Court says campus police records are open
Here’s an important message for Ohioans, especially college administrators: Law enforcement records held by a public university are public records.
That point was at the heart of a recent order by the Ohio Court of Claims that the University of Cincinnati had to release police records about a former student and that the records are not protected by the federal Family Education Rights and Privacy Act.
That’s important because of the need for transparency and public accountability in how university police agencies and disciplinary boards handle campus criminal complaints.
A Cincinnati Enquirer reporter requested investigation materials and UC law enforcement records in January after the university gave a graduation award to a student with a sex offender conviction, for which the university faced backlash and was publicly criticized.
The university denied the records requests, saying that they were too vague and that law enforcement records in the investigation were “education records” protected by FERPA.

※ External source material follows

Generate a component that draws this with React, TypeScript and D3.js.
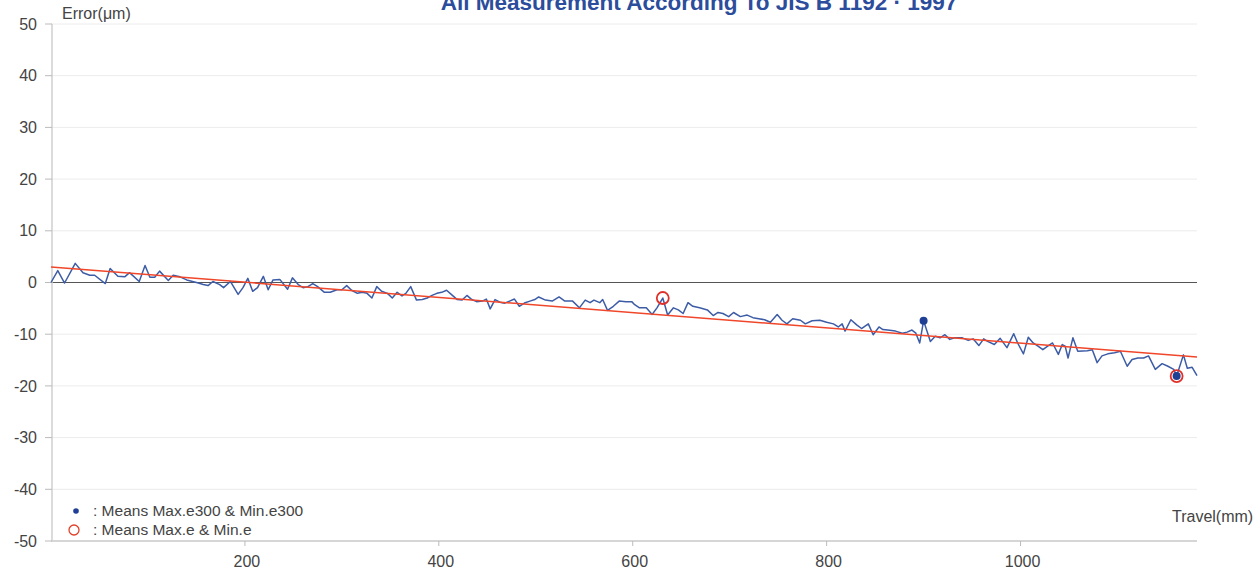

Reporters and other members of the public — including victims of crimes on college campuses — have heard that line many times as college administrators and their lawyers have improperly twisted and stretched the shield of FERPA far beyond its intended purpose.
FERPA was enacted to protect student academic records.
A police department incident report and documentation of the investigation of a criminal complaint are not academic records.
The court ruled that the fact that UC police shared the records with a university employee in another office, outside the university police department, “did not transform the copies retained by
UCPD into ‘education’ records, and did not strip them of their status there as public records.”
The court action should not have been necessary. The U.S. Department of Education website includes this clear directive about such records:
“‘Law enforcement unit records’ (i.e., records created by a law enforcement unit at the educational agency or institution, created for a law enforcement purpose, and maintained by the law enforcement unit) are not ‘education records’ subject to the privacy protections of FERPA. As such, the law enforcement unit may refuse to provide a parent or
eligible student with an opportunity to inspect and review law enforcement unit records, and it may disclose law enforcement unit records to third parties without the parent's or eligible student's prior written consent.”
The Dispatch documented the bastardization of FERPA in a 2009 investigation that showed many major-college athletic departments kept their NCAA troubles secret behind a thick veil of black ink or Wite-out.
Alabama. Cincinnati. Florida. Florida State. Ohio State. Oklahoma. Oregon State. Utah. They all censored information in the name of student privacy, invoking the 46-year-old federal law whose author said at the time had been twisted and misused by the universities.
Former U.S. Sen. James L. Buckley told The Dispatch that Congress needed to rein in the Family Educational Rights and Privacy Act, which he crafted to keep academic records from public view.
The results of the six-month Dispatch investigation stunned Buckley, by then a retired federal judge from Connecticut, who said he crafted the law to shield students' report cards and transcripts.
In fact, Congress had amended FERPA in the mid-1990s to say that records about students found responsible by a campus judiciary for committing violent acts are public and not shielded by FERPA. Those violent acts include sexual assault, physical assault, homicide, arson and vandalism.
The Court of Claims also swatted down another claim used by the University of Cincinnati to deny access to public records — that the request was “too vague.”
We hear those words and “overly broad” far too frequently when reporters are denied access to public records they seek on your behalf. We don't go on fishing expeditions. We work diligently to craft records requests to be as specific as possible, and as limited in scope as possible, to avoid unnecessary work for custodians of the records and so that we can push back — in person or in court, if necessary — against any public official who might try to claim a request is “too vague” and “overly broad.”
The decision in the Enquirer case against the University of Cincinnati is important for making a clear statement in support of transparency and public accountability.